Look through the records below and give the number of lines holding the string "that", nothing more.

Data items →
[START]
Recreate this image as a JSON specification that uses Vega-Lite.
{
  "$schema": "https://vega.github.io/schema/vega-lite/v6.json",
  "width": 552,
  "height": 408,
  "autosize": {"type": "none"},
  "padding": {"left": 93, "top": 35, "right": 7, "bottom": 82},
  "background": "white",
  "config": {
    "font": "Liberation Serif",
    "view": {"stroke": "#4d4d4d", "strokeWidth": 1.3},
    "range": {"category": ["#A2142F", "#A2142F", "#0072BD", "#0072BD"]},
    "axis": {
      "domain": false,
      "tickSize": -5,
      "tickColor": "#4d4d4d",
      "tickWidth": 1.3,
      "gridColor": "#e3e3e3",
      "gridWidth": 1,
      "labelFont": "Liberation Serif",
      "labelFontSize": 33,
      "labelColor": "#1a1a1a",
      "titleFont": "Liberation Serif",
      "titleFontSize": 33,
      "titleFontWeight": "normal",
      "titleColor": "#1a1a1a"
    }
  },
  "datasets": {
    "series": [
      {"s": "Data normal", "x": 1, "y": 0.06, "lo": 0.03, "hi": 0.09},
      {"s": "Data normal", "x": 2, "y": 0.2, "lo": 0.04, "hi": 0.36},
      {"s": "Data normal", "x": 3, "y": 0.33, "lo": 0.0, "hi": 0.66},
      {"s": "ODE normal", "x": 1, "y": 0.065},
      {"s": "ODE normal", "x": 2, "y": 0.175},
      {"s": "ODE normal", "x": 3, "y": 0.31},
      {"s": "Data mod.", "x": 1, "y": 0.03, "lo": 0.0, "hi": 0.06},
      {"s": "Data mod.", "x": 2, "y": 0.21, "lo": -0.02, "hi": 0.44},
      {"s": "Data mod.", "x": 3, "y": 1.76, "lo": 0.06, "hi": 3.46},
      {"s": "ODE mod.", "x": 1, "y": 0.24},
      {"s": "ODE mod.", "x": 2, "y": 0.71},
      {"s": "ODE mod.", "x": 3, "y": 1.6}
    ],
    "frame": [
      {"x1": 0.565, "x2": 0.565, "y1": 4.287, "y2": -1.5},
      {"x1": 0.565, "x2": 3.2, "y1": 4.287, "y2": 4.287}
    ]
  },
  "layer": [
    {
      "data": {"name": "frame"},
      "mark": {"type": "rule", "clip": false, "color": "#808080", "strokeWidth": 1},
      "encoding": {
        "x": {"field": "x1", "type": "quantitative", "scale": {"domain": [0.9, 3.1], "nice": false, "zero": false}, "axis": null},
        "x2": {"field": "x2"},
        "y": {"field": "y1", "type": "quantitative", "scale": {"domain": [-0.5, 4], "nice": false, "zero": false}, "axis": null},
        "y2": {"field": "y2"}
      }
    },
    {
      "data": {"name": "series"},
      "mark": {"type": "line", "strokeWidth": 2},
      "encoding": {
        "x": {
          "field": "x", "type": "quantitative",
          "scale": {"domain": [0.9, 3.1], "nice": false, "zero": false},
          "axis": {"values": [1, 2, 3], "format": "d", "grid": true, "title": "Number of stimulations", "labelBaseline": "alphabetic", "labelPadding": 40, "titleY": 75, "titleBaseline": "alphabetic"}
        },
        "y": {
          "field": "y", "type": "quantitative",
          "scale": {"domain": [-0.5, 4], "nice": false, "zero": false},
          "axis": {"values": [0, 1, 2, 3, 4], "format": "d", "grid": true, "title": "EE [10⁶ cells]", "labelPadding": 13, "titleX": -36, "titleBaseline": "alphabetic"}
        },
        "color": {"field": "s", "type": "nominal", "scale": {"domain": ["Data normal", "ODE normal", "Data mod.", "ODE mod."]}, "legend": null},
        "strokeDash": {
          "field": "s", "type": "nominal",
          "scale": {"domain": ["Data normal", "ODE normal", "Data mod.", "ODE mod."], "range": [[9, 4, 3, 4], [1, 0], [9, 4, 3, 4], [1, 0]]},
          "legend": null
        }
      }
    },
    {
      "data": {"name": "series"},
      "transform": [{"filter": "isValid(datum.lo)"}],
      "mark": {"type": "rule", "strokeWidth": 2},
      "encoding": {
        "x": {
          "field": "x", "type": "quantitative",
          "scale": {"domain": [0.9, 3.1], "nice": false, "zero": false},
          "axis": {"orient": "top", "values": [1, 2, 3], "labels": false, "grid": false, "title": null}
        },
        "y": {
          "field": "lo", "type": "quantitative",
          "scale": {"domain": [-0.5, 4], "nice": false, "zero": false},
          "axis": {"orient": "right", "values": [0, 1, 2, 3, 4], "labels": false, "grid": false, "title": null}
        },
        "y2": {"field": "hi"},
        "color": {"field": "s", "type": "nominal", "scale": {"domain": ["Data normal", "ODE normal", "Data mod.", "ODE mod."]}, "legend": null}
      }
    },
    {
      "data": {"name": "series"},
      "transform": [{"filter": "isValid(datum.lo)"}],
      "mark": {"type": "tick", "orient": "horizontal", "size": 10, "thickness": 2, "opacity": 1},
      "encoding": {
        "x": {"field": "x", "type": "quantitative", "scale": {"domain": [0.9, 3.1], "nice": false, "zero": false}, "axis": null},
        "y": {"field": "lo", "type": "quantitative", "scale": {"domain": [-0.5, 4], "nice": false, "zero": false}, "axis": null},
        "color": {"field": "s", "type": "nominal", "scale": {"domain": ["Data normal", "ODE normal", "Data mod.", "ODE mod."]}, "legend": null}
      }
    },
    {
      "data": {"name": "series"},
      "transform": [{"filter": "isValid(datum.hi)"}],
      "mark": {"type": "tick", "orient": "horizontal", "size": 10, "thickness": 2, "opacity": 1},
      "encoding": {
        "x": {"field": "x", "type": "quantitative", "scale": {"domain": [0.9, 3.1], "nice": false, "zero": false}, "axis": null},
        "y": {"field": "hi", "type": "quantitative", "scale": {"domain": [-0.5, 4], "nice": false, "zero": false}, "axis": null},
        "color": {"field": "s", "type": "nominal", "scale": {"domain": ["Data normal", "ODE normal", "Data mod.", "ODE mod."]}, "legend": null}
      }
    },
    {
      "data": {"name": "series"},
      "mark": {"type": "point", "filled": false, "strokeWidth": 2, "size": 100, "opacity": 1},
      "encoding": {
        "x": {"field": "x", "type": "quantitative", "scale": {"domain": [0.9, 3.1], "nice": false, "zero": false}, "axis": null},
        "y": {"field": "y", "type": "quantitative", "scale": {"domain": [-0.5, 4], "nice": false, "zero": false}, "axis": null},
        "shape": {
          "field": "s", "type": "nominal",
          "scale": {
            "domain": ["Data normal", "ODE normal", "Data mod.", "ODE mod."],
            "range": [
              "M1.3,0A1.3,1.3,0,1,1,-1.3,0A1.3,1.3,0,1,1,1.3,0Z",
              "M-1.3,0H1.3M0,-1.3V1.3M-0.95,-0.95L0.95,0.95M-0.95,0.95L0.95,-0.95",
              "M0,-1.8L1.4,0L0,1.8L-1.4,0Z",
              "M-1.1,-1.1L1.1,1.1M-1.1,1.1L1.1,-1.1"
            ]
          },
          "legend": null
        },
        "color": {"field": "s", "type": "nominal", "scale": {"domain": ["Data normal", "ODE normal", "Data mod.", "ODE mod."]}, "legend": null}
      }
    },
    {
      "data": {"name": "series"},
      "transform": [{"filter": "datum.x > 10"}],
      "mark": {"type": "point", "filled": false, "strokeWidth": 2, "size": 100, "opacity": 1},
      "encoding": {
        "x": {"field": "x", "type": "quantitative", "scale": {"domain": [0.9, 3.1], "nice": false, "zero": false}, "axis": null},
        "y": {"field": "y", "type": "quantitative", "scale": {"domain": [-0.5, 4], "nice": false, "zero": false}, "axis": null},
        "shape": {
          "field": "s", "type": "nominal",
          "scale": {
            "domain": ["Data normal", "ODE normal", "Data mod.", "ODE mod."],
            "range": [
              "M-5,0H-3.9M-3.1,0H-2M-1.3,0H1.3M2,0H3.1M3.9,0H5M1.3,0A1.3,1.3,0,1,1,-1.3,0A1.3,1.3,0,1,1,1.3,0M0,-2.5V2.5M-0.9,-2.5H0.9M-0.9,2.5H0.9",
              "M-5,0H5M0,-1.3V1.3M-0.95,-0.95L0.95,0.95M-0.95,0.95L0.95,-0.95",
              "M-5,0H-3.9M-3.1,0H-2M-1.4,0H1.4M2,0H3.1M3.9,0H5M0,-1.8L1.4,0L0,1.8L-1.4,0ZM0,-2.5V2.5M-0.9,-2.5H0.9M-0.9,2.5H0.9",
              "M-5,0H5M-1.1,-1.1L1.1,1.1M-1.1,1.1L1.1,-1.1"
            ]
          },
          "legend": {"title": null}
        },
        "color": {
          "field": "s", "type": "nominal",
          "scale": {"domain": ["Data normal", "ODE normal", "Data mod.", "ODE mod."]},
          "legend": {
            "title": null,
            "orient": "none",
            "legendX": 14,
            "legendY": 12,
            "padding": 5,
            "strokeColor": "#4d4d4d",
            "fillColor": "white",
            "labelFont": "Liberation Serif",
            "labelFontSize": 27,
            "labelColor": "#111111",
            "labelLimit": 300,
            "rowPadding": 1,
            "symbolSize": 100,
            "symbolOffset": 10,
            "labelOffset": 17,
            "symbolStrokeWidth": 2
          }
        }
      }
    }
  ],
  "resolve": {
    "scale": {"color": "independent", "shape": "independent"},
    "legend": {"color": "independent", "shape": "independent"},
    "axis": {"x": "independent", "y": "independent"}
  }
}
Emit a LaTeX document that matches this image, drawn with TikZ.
[END]
Expected output →
2